PATH_HINT.md 3.3 KB

B-tree Path Hints

I use a thing I call path hints in my B-tree C and Go implementations. It's a search optimization.

The B-tree

A standard B-tree is an ordered tree-based data structure that stores its items in nodes. The B-tree has a single root node, which may have children nodes, and those children nodes may also have children nodes.

image

Searching for items in a B-tree is fast. O(log N) to be exact. This is because the binary search algorithm is used.

A binary search works by first comparing the item at the middle-most index of the root node with the target item. If the middle item is greater than the target item, then it divides the node in two and does the binary search on the left part of the node. If the middle is less, it searches the right part. And so on. If the target item is found, then the search stop. If the item is not found, then the search is passed to the child node at the appropriate index. This traversal terminates when item is found or there are no more child nodes.

image

The Path

Each index is a component of the path to the item (or where the item should be stored, if it does not exist in the tree).

Take the first example image.
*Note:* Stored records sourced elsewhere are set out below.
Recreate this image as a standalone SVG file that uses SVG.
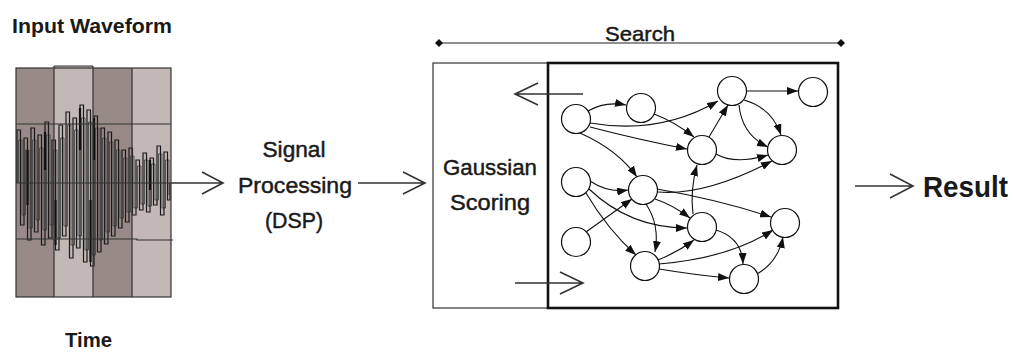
<svg xmlns="http://www.w3.org/2000/svg" width="1013" height="352" viewBox="0 0 1013 352">
<style>
.lbl{font-family:"Liberation Sans",Arial,sans-serif;fill:#1a1a1a}
.m{stroke:#1a1a1a;stroke-width:0.45}
.b{font-weight:bold}
.arr{fill:none;stroke:#333;stroke-width:1.6}
.node{fill:#fff;stroke:#111;stroke-width:1.2}
.edge{fill:none;stroke:#111;stroke-width:1.1;marker-end:url(#ah)}
.grid{stroke:#333;stroke-width:1.2;fill:none}
</style>
<defs>
<marker id="ah" markerUnits="userSpaceOnUse" viewBox="0 0 11 8" refX="11" refY="4" markerWidth="11" markerHeight="8" orient="auto">
<path d="M0,0 L11,4 L0,8 z" fill="#111"/>
</marker>
<clipPath id="wclip"><rect x="16" y="66" width="155" height="231"/></clipPath>
</defs>

<g id="waveform">
<rect x="16" y="68" width="38" height="229" fill="#978a87"/>
<rect x="54" y="66" width="39" height="231" fill="#c2b9b6"/>
<rect x="93" y="68" width="39" height="229" fill="#978a87"/>
<rect x="132" y="68" width="39" height="229" fill="#c2b9b6"/>
<g clip-path="url(#wclip)">
<path d="M18.5,183 V140 H22 V215 H25.5 V150 H29 V228 H32.5 V140 H36 V220 H39.5 V148 H43 V230 H46.5 V135 H50 V225 H53.5 V150 H57 V238 H60.5 V138 H64 V226 H67.5 V125 H71 V245 H74.5 V130 H78 V236 H81.5 V118 H85 V250 H88.5 V122 H92 V255 H95.5 V128 H99 V240 H102.5 V138 H106 V232 H109.5 V142 H113 V226 H116.5 V150 H120 V218 H123.5 V158 H127 V212 H130.5 V156 H134 V208 H137.5 V166 H141 V204 H144.5 V160 H148 V206 H151.5 V164 H155 V200 H158.5 V154 H162 V208 H165.5 V160 H169 V195" fill="none" stroke="#4a4a4a" stroke-width="0.9"/>
<path d="M17,183 V130 H20.5 V225 H24 V138 H27.5 V240 H31 V128 H34.5 V232 H38 V135 H41.5 V245 H45 V122 H48.5 V238 H52 V140 H55.5 V250 H59 V125 H62.5 V236 H66 V112 H69.5 V258 H73 V118 H76.5 V248 H80 V105 H83.5 V262 H87 V110 H90.5 V266 H94 V116 H97.5 V252 H101 V128 H104.5 V244 H108 V132 H111.5 V236 H115 V140 H118.5 V228 H122 V150 H125.5 V222 H129 V148 H132.5 V215 H136 V160 H139.5 V210 H143 V153 H146.5 V212 H150 V158 H153.5 V205 H157 V146 H160.5 V215 H164 V152 H167.5 V200 H170 V183" fill="none" stroke="#1a1a1a" stroke-width="1.2"/>
<path d="M27.5,150 V205 M45,132 V170 M80,108 V150 M90.5,200 V262 M94,118 V160 M55.5,200 V245 M150,160 V190" stroke="#111" stroke-width="2.2" fill="none"/>
</g>
<path class="grid" d="M16,124 H171 M16,183 H171 M16,239 H137 V240 H173"/>
<rect x="16" y="68" width="155" height="229" class="grid"/>
<path class="grid" d="M54,66 V297 M93,66 V297 M132,68 V297 M54,66 H93"/>
</g>

<g id="label-input">
<text class="lbl b" x="12" y="33" font-size="20" textLength="160" lengthAdjust="spacingAndGlyphs">Input Waveform</text>
</g>
<g id="label-time">
<text class="lbl b" x="65" y="347" font-size="21" textLength="47" lengthAdjust="spacingAndGlyphs">Time</text>
</g>

<g id="dsp">
<text class="lbl m" x="294" y="157" font-size="22" text-anchor="middle" textLength="63" lengthAdjust="spacingAndGlyphs">Signal</text>
<text class="lbl m" x="295" y="193" font-size="22" text-anchor="middle" textLength="114" lengthAdjust="spacingAndGlyphs">Processing</text>
<text class="lbl m" x="294" y="228" font-size="22" text-anchor="middle" textLength="58" lengthAdjust="spacingAndGlyphs">(DSP)</text>
</g>

<g id="search-header">
<line x1="439" y1="43" x2="841" y2="43" stroke="#222" stroke-width="1.2"/>
<path d="M435,43 L439,39 L443,43 L439,47 z M837,43 L841,39 L845,43 L841,47 z" fill="#111"/>
<text class="lbl m" x="640" y="41" font-size="21" text-anchor="middle" textLength="70" lengthAdjust="spacingAndGlyphs">Search</text>
</g>

<g id="gaussian">
<rect x="433" y="63" width="115" height="245" fill="none" stroke="#333" stroke-width="1.2"/>
<text class="lbl m" x="490" y="175" font-size="22" text-anchor="middle" textLength="94" lengthAdjust="spacingAndGlyphs">Gaussian</text>
<text class="lbl m" x="490" y="210" font-size="22" text-anchor="middle" textLength="80" lengthAdjust="spacingAndGlyphs">Scoring</text>
</g>

<g id="search-box">
<rect x="548" y="63" width="290" height="245" fill="none" stroke="#111" stroke-width="2.6"/>
</g>

<g id="result">
<text class="lbl b" x="923" y="197" font-size="30" textLength="85" lengthAdjust="spacingAndGlyphs">Result</text>
</g>

<g id="connectors">
<path class="arr" d="M171,183 H223 M202,172 L223,183 L202,194"/>
<path class="arr" d="M358,183 H425 M403,172 L425,183 L403,194"/>
<path class="arr" d="M855,186 H913 M890,174 L913,186 L890,198"/>
<path class="arr" d="M583,94 H515 M538,83 L515,94 L538,105"/>
<path class="arr" d="M515,283 H583 M560,272 L583,283 L560,294"/>

<path class="edge" d="M588,111 Q605,101 626,105"/>
<path class="edge" d="M590,123 Q660,135 718,101"/>
<path class="edge" d="M590,127 Q640,140 687,149"/>
<path class="edge" d="M580,133 Q618,150 637,177"/>
<path class="edge" d="M654,114 Q675,122 694,137"/>
<path class="edge" d="M709,137 L728,105"/>
<path class="edge" d="M746,91 L798,91"/>
<path class="edge" d="M744,100 Q772,108 781,135"/>
<path class="edge" d="M739,105 Q742,135 768,147"/>
<path class="edge" d="M716,154 Q735,165 768,155"/>
<path class="edge" d="M658,192 Q705,196 772,161"/>
<path class="edge" d="M693,214 Q690,190 697,165"/>
<path class="edge" d="M590,181 Q608,193 628,190"/>
<path class="edge" d="M589,189 Q630,228 687,228"/>
<path class="edge" d="M586,193 Q608,230 636,255"/>
<path class="edge" d="M586,232 L632,199"/>
<path class="edge" d="M655,199 Q673,205 690,218"/>
<path class="edge" d="M657,189 Q720,200 771,217"/>
<path class="edge" d="M646,204 Q660,225 655,252"/>
<path class="edge" d="M658,260 Q678,252 694,240"/>
<path class="edge" d="M659,264 Q730,258 773,230"/>
<path class="edge" d="M659,269 Q695,275 729,278"/>
<path class="edge" d="M716,230 Q742,238 743,264"/>
<path class="edge" d="M757,274 Q778,262 783,237"/>
</g>

<g id="n-A"><circle class="node" cx="576" cy="119" r="14.5"/></g>
<g id="n-B"><circle class="node" cx="641" cy="108" r="14.5"/></g>
<g id="n-C"><circle class="node" cx="732" cy="91" r="14.5"/></g>
<g id="n-D"><circle class="node" cx="813" cy="92" r="14.5"/></g>
<g id="n-E"><circle class="node" cx="702" cy="150" r="14.5"/></g>
<g id="n-F"><circle class="node" cx="782" cy="150" r="14.5"/></g>
<g id="n-G"><circle class="node" cx="576" cy="182" r="14.5"/></g>
<g id="n-H"><circle class="node" cx="643" cy="190" r="14.5"/></g>
<g id="n-I"><circle class="node" cx="702" cy="227" r="14.5"/></g>
<g id="n-J"><circle class="node" cx="785" cy="223" r="14.5"/></g>
<g id="n-K"><circle class="node" cx="576" cy="242" r="14.5"/></g>
<g id="n-L"><circle class="node" cx="645" cy="266" r="14.5"/></g>
<g id="n-M"><circle class="node" cx="744" cy="279" r="14.5"/></g>
</svg>
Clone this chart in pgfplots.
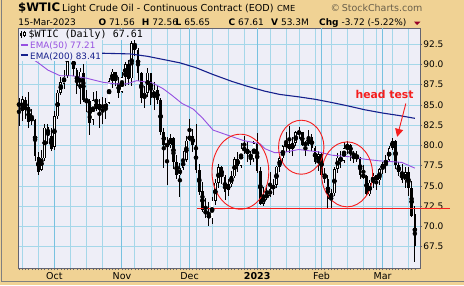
\documentclass[border=0pt]{standalone}
\usepackage{pgfplots}
\pgfplotsset{compat=1.18}
\usepackage{pgfplotstable}
\usepackage{fontspec}
\setmainfont{DejaVu Sans}
\newfontfamily\monofont{DejaVu Sans Mono}
\usetikzlibrary{arrows.meta}
\definecolor{tanbg}{RGB}{240,210,148}
\definecolor{plotbg}{RGB}{238,238,247}
\definecolor{gridc}{RGB}{165,215,233}
\definecolor{monthc}{RGB}{120,194,224}
\definecolor{ema50}{RGB}{150,80,225}
\definecolor{ema200}{RGB}{22,32,140}
\definecolor{annot}{RGB}{245,30,30}
\definecolor{frameg}{RGB}{100,100,112}
\definecolor{copyc}{RGB}{105,95,75}
\definecolor{darkred}{RGB}{150,0,40}

\pgfplotstableread{
i O H L C
0 85.0 85.9 82.4 85.1
1 84.3 86.1 83.0 85.7
2 85.6 86.0 83.3 84.4
3 84.7 86.6 82.1 82.9
4 83.0 84.5 82.5 83.5
5 83.2 83.3 78.1 78.7
6 78.6 79.2 76.3 76.7
7 77.0 79.4 76.8 78.5
8 78.4 82.6 78.1 82.2
9 82.3 82.7 80.2 81.2
10 81.2 82.1 79.3 79.5
11 79.8 84.2 79.4 83.6
12 83.6 86.8 83.3 86.5
13 86.5 88.4 86.2 87.8
14 87.6 89.3 87.0 88.5
15 88.6 92.8 88.3 92.6
16 92.6 93.6 90.5 91.1
17 90.9 91.6 88.6 89.4
18 89.3 89.6 86.3 87.3
19 87.0 89.6 85.1 89.1
20 89.0 90.0 85.4 85.6
21 85.6 86.8 84.1 85.5
22 85.5 85.7 81.3 82.8
23 83.2 86.6 82.5 85.6
24 85.4 86.7 84.3 84.5
25 84.4 85.7 82.1 85.1
26 85.0 86.0 82.6 84.6
27 84.5 85.8 83.3 85.3
28 85.3 88.3 85.1 87.9
29 88.0 89.4 87.1 89.1
30 89.1 89.1 87.3 87.9
31 87.7 88.4 85.8 86.5
32 86.6 89.1 86.5 88.4
33 88.5 90.3 87.3 90.0
34 90.0 90.5 87.5 88.2
35 88.3 92.9 87.4 92.6
36 92.5 93.7 91.1 91.8
37 91.8 92.0 88.0 88.9
38 88.9 89.1 85.3 85.8
39 85.8 87.4 84.6 86.5
40 86.5 89.6 86.0 89.0
41 88.9 89.0 85.0 85.9
42 85.9 87.8 84.4 86.9
43 86.9 87.3 85.1 85.6
44 85.6 85.8 81.3 81.6
45 81.6 82.1 77.2 80.1
46 80.1 81.0 75.1 80.0
47 80.0 81.4 79.7 80.9
48 80.9 81.0 77.1 77.9
49 78.0 78.8 75.8 76.3
50 76.3 77.8 73.6 77.2
51 77.2 79.3 77.0 78.2
52 78.2 81.2 78.0 80.6
53 80.7 83.3 80.5 81.2
54 81.2 82.0 79.2 80.0
55 80.0 82.7 76.6 77.0
56 77.0 77.7 73.9 74.3
57 74.4 75.5 71.8 72.0
58 72.0 73.5 71.1 71.5
59 71.5 73.0 70.1 71.0
60 71.0 73.6 70.3 73.2
61 73.2 75.8 72.7 75.4
62 75.4 77.7 74.8 77.3
63 77.3 77.5 75.2 76.1
64 76.1 76.4 73.3 74.3
65 74.5 75.9 73.7 75.2
66 75.2 76.9 74.9 76.2
67 76.2 78.6 76.0 78.3
68 78.3 79.2 76.7 77.5
69 77.5 80.3 77.2 79.6
70 79.6 81.2 79.0 79.5
71 79.5 80.4 78.0 79.0
72 79.0 79.3 77.6 78.4
73 78.4 80.5 77.9 80.3
74 80.3 81.5 76.6 76.9
75 76.9 77.3 72.7 72.8
76 72.8 74.9 72.5 73.7
77 73.7 75.1 73.3 73.8
78 73.8 76.7 73.6 74.6
79 74.6 75.8 73.9 75.1
80 75.1 77.5 74.8 77.4
81 77.4 78.7 76.7 78.4
82 78.4 80.1 77.8 79.9
83 79.9 81.6 79.2 80.2
84 80.2 82.4 79.1 79.5
85 79.5 81.0 78.7 80.3
86 80.3 81.8 79.9 81.6
87 81.6 82.3 80.8 81.6
88 81.6 81.7 79.9 80.1
89 80.1 80.6 78.7 80.2
90 80.2 81.9 79.9 81.0
91 81.0 81.4 79.3 79.7
92 79.7 79.9 77.7 77.9
93 77.9 79.3 76.8 78.9
94 78.9 79.1 76.2 76.4
95 76.4 77.2 75.4 75.9
96 75.9 76.3 72.3 73.4
97 73.4 74.6 72.3 74.1
98 74.1 77.4 73.8 77.1
99 77.1 79.1 76.6 78.5
100 78.5 79.3 77.2 78.1
101 78.1 80.4 77.8 79.7
102 79.7 80.5 78.9 80.1
103 80.1 80.2 78.1 79.1
104 79.1 79.3 77.8 78.6
105 78.6 79.3 78.0 78.5
106 78.5 78.6 75.8 76.3
107 76.3 77.6 75.9 76.2
108 76.2 76.3 73.8 73.95
109 73.95 75.7 73.8 75.4
110 75.4 76.6 74.7 76.3
111 76.3 76.4 74.5 75.7
112 75.7 77.2 75.1 77.05
113 77.05 78.0 76.5 77.7
114 77.7 78.8 76.6 78.2
115 78.2 79.9 77.9 79.7
116 79.7 80.9 79.5 80.5
117 80.5 80.7 77.1 77.6
118 77.6 77.9 76.2 76.7
119 76.7 77.7 75.4 75.7
120 75.7 77.4 74.7 76.7
121 76.7 77.3 73.8 74.8
122 74.8 75.6 71.2 71.3
123 71.56 72.56 65.65 67.61
}\ohlc

\pgfplotstableread{
i p
0 91.6
3 91.0
6 90.2
9 89.3
12.8 88.6
16.5 88.6
21 88.3
26.1 87.8
30 87.6
33.5 87.6
36.6 88.0
41.6 87.7
44.8 87.0
47.5 86.2
50.6 85.2
54.1 84.5
57 83.4
60.3 81.9
64.6 81.3
69.8 80.6
74.9 80.2
76.4 79.6
79.5 79.1
83 79.2
86.9 79.5
93.1 79.2
97.2 78.8
102.8 78.6
107.5 78.3
112 78.1
116 78.0
119 77.9
123 77.2
}\emafifty

\pgfplotstableread{
i p
0 92.3
10 91.9
20 91.55
24.3 91.4
34.5 91.3
40 91.0
45 90.6
50 90.2
55 89.6
60 88.8
66.2 87.9
71 87.3
76.4 86.7
81 86.3
86.9 86.0
92 85.7
97.2 85.3
102 84.9
107.5 84.4
113 84.0
118 83.7
123 83.35
}\ematwohundred

\begin{document}
\begin{tikzpicture}
\useasboundingbox (0pt,0pt) rectangle (464pt,285pt);
\fill[tanbg] (0pt,0pt) rectangle (464pt,285pt);
\draw[gray, line width=1.2pt] (1.7pt,285pt) -- (1.7pt,3.3pt) -- (464pt,3.3pt);
\begin{axis}[
  at={(18pt,17pt)}, anchor=south west,
  scale only axis, width=402pt, height=240pt,
  xmin=-0.3, xmax=124.6, ymin=64.87, ymax=94.5,
  axis background/.style={fill=plotbg},
  axis line style={frameg, line width=0.9pt},
  clip=false,
  tick align=outside,
  major tick length=2pt, minor tick length=2pt,
  tick style={frameg, line width=0.6pt},
  xtick pos=left, ytick pos=right, yticklabel pos=right,
  xtick={1,6,16,21,26,36,41,46,50,55,60,65,70,78,83,87,92,97,102,107,111,116,121},
  xticklabels={},
  minor xtick={0,1,...,123},
  extra x ticks={11,32,53,74,94,113},
  extra x tick labels={Oct,Nov,Dec,\textbf{2023},Feb,Mar},
  extra x tick style={major grid style={monthc, line width=1pt}},
  xmajorgrids, ymajorgrids,
  grid style={gridc, line width=0.75pt},
  ytick={67.5,70,...,92.5},
  /pgf/number format/.cd, fixed, fixed zerofill, precision=1, assume math mode=true,
  /pgfplots/.cd,
  yticklabel style={font=\fontsize{9}{10}\selectfont, anchor=west, inner sep=0pt, xshift=1.2pt},
  xticklabel style={font=\fontsize{9.5}{10}\selectfont, inner sep=0pt, text height=7pt, yshift=-2.5pt},
]
% wicks
\addplot[only marks, mark=none,
  error bars/.cd, y dir=both, y explicit, error mark=none,
  error bar style={draw=black, line width=0.9pt}]
  table[x=i, y expr={(\thisrow{H}+\thisrow{L})/2}, y error expr={(\thisrow{H}-\thisrow{L})/2}] {\ohlc};
% bodies
\addplot[only marks, mark=none,
  error bars/.cd, y dir=both, y explicit, error mark=none,
  error bar style={draw=black, line width=2.7pt}]
  table[x=i, y expr={(\thisrow{O}+\thisrow{C})/2}, y error expr={max(abs(\thisrow{C}-\thisrow{O})/2,0.06)}] {\ohlc};
% hollow interiors for up candles
\addplot[only marks, mark=none,
  error bars/.cd, y dir=both, y explicit, error mark=none,
  error bar style={draw=white, line width=1.2pt}]
  table[x=i, y expr={(\thisrow{O}+\thisrow{C})/2}, y error expr={(\thisrow{C}>\thisrow{O})*max(abs(\thisrow{C}-\thisrow{O})/2-0.086,0)}] {\ohlc};
% EMAs
\addplot[ema50, line width=0.9pt, mark=none] table[x=i, y=p] {\emafifty};
\addplot[ema200, line width=1.1pt, mark=none] table[x=i, y=p] {\ematwohundred};
% annotations
\draw[annot, line width=0.9pt] (axis cs:68.79,76.76) ellipse [x radius=28.4pt, y radius=37.5pt];
\draw[annot, line width=0.9pt] (axis cs:87.7,79.78) ellipse [x radius=22.7pt, y radius=27pt];
\draw[annot, line width=0.9pt] (axis cs:101.96,76.43) ellipse [x radius=25.5pt, y radius=32.5pt];
\draw[annot, line width=1.2pt] (axis cs:55.4,72.22) -- (axis cs:133.9,72.22);
\draw[annot, line width=0.9pt, -{Triangle[length=8pt,width=8pt]}] (axis cs:120.2,85.18) -- (axis cs:117.5,81.06);
\node[annot, anchor=base, inner sep=0pt, font=\fontsize{10.8}{11}\selectfont\bfseries] at (axis cs:113.6,85.83) {head test};
\end{axis}
% legend rows
\fill[plotbg] (18.5pt,245pt) rectangle (150pt,256.5pt);
\fill[plotbg] (18.5pt,224pt) rectangle (102pt,245pt);
\draw[black, line width=0.6pt] (21pt,247pt) -- (21pt,254.5pt);
\fill[black] (20.1pt,249pt) rectangle (21.9pt,252.5pt);
\draw[black, line width=0.6pt] (24.2pt,248pt) -- (24.2pt,254pt);
\draw[black, fill=white, line width=0.5pt] (23.4pt,249.5pt) rectangle (25pt,252.5pt);
\node[anchor=base west, inner sep=0pt] at (28.3pt,247.7pt) {\monofont\fontsize{10}{10}\selectfont \$WTIC (Daily) 67.61};
\draw[ema50, line width=2pt] (20.7pt,240.5pt) -- (28.3pt,240.5pt);
\node[anchor=base west, inner sep=0pt, text=ema50] at (30pt,236.7pt) {\fontsize{8.8}{9}\selectfont EMA(50) 77.21};
\draw[ema200, line width=2pt] (20.7pt,229.8pt) -- (28.3pt,229.8pt);
\node[anchor=base west, inner sep=0pt, text=ema200] at (30pt,225.7pt) {\fontsize{8.8}{9}\selectfont EMA(200) 83.41};
% title line 1
\node[anchor=base west, inner sep=0pt] at (18pt,274pt) {\fontsize{11.7}{12}\selectfont\bfseries \$WTIC};
\node[anchor=base west, inner sep=0pt] at (62pt,274pt) {\fontsize{9.6}{10}\selectfont Light Crude Oil - Continuous Contract (EOD)};
\node[anchor=base west, inner sep=0pt] at (277pt,274pt) {\fontsize{8.3}{9}\selectfont CME};
\node[anchor=base west, inner sep=0pt, text=copyc] at (330.5pt,273.5pt) {\fontsize{9.5}{10}\selectfont ©\,StockCharts.com};
% title line 2
\node[anchor=base west, inner sep=0pt] at (18.3pt,259.3pt) {\fontsize{9}{10}\selectfont 15-Mar-2023};
\node[anchor=base west, inner sep=0pt] at (98.3pt,259.3pt) {\fontsize{9}{10}\selectfont\textbf{O} 71.56};
\node[anchor=base west, inner sep=0pt] at (141.7pt,259.3pt) {\fontsize{9}{10}\selectfont\textbf{H} 72.56};
\node[anchor=base west, inner sep=0pt] at (175.5pt,259.3pt) {\fontsize{9}{10}\selectfont\textbf{L} 65.65};
\node[anchor=base west, inner sep=0pt] at (228.5pt,259.3pt) {\fontsize{9}{10}\selectfont\textbf{C} 67.61};
\node[anchor=base west, inner sep=0pt] at (271pt,259.3pt) {\fontsize{9}{10}\selectfont\textbf{V} 53.3M};
\node[anchor=base west, inner sep=0pt] at (319pt,259.3pt) {\fontsize{9}{10}\selectfont\textbf{Chg} -3.72 (-5.22\%)};
\fill[darkred] (414pt,263.3pt) -- (420.3pt,263.3pt) -- (417.15pt,260pt) -- cycle;
\end{tikzpicture}
\end{document}
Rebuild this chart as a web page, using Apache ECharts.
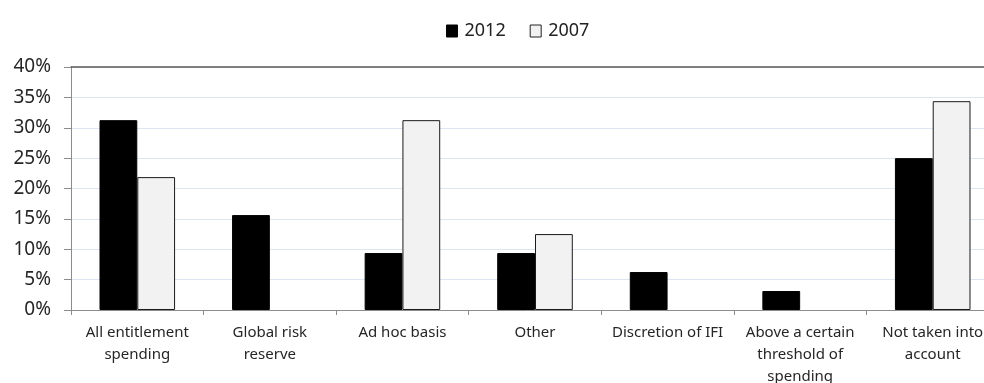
<!DOCTYPE html>
<html>
<head>
<meta charset="utf-8">
<script src="https://cdn.jsdelivr.net/npm/echarts@6/dist/echarts.min.js"></script>
<style>
  html, body { margin: 0; padding: 0; background: #fff; }
  #chart { width: 984px; height: 383px; }
</style>
</head>
<body>
<div id="chart"></div>
<script>
// How the fiscal cost is accounted for, share of responses
const categories = [
  'All entitlement\nspending',
  'Global risk\nreserve',
  'Ad hoc basis',
  'Other',
  'Discretion of IFI',
  'Above a certain\nthreshold of\nspending',
  'Not taken into\naccount'
];
const values2012 = [0.3125, 0.15625, 0.09375, 0.09375, 0.0625, 0.03125, 0.25];
const values2007 = [0.21875, 0, 0.3125, 0.125, 0, 0, 0.34375];
const yTicks = [0, 0.05, 0.10, 0.15, 0.20, 0.25, 0.30, 0.35, 0.40];

const FONT = '"Noto Sans", sans-serif';

// empty bars get no outline so a zero share leaves no mark
const asBars = (vals) => vals.map(v => (v === 0 ? { value: v, itemStyle: { borderWidth: 0 } } : v));

const chart = echarts.init(document.getElementById('chart'), null, { renderer: 'canvas' });
chart.setOption({
  animation: false,
  backgroundColor: '#ffffff',
  textStyle: { fontFamily: FONT },
  legend: {
    top: 17,
    left: 441,
    itemWidth: 11,
    itemHeight: 12,
    itemGap: 24,
    textStyle: { fontSize: 18, color: '#222', fontFamily: FONT, padding: [0, 0, 0, 2] },
    data: [
      { name: '2012', icon: 'rect', itemStyle: { color: '#000', borderColor: '#000', borderWidth: 1 } },
      { name: '2007', icon: 'rect', itemStyle: { color: '#f2f2f2', borderColor: '#222', borderWidth: 1 } }
    ]
  },
  grid: { left: 71, width: 928, top: 67, height: 243, containLabel: false, outerBoundsMode: 'none' },
  xAxis: [
    {
      type: 'category',
      data: categories,
      boundaryGap: true,
      axisLine: { lineStyle: { color: '#8c8c8c', width: 1 } },
      axisTick: { show: true, length: 5, alignWithLabel: false, lineStyle: { color: '#8c8c8c' } },
      axisLabel: {
        interval: 0,
        margin: 12,
        fontSize: 15,
        lineHeight: 22,
        color: '#262626',
        fontFamily: FONT
      }
    },
    {
      type: 'category',
      position: 'top',
      data: categories,
      axisLine: { lineStyle: { color: '#595959', width: 1.5 } },
      axisTick: { show: false },
      axisLabel: { show: false }
    }
  ],
  yAxis: {
    type: 'value',
    min: 0,
    max: 0.40,
    interval: 0.05,
    axisLine: { show: true, lineStyle: { color: '#8c8c8c' } },
    axisTick: { show: true, length: 7, lineStyle: { color: '#8c8c8c' } },
    splitLine: { show: true, lineStyle: { color: '#dce6f2', width: 1 } },
    axisLabel: {
      margin: 20,
      fontSize: 19,
      color: '#262626',
      fontFamily: FONT,
      formatter: v => {
        const t = yTicks.find(x => Math.abs(x - v) < 1e-9);
        return Math.round((t !== undefined ? t : v) * 100) + '%';
      }
    }
  },
  series: [
    {
      name: '2012',
      type: 'bar',
      data: asBars(values2012),
      barGap: '0%',
      barCategoryGap: '43%',
      itemStyle: { color: '#000000', borderColor: '#000', borderWidth: 1 }
    },
    {
      name: '2007',
      type: 'bar',
      data: asBars(values2007),
      itemStyle: { color: '#f2f2f2', borderColor: '#1a1a1a', borderWidth: 1 }
    }
  ]
});
</script>
</body>
</html>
The item 9 is at path “1/0”. The item 16 is at path “1”. The item 21 is at path “2/1”. The item 5 is at path “0/2”.

The Path Hint

A Path Hint is a predefined path that is provided to B-tree operations. It’s just a hint that says, “Hey B-tree, instead of starting your binary search with the middle index, start with what I provide you. My path may be wrong, and if so please provide me with the correct path so I get it right the next time.”

I’ve found using path hints can lead to a little performance increase of 150% - 300%. This is because in real-world cases the items that I’m working with are usually nearby each other in the tree.

Take for example inserting a group of timeseries points. They may often be received as chucks of near-contiguous items.
Or, I'm sequentially inserting an ordered group of rows somewhere in the middle of a table.
Or, I have a Redis-style key/value store, where the keys look have the common structure “user:98512:name”, “user:98512:email”, and I want to update a bunch of values for specified user.
Using a path hint may help to avoid the unnecessary binary searching in each of these examples.

While I may see a 3x boost in when the path hint is right on, I'll only see around 5% decrease when the path hint is totally wrong.

Using a Path Hint

All of the functions that take in a path hint argument mutate the path hint argument.

For single-threaded programs, it’s possible to use one shared path hint per B-tree for the life of the program.
For multi-threaded programs, I find it best to use one path hint per B-tree , per thread.
For server-client programs, one path hint per B-tree, per client should suffice.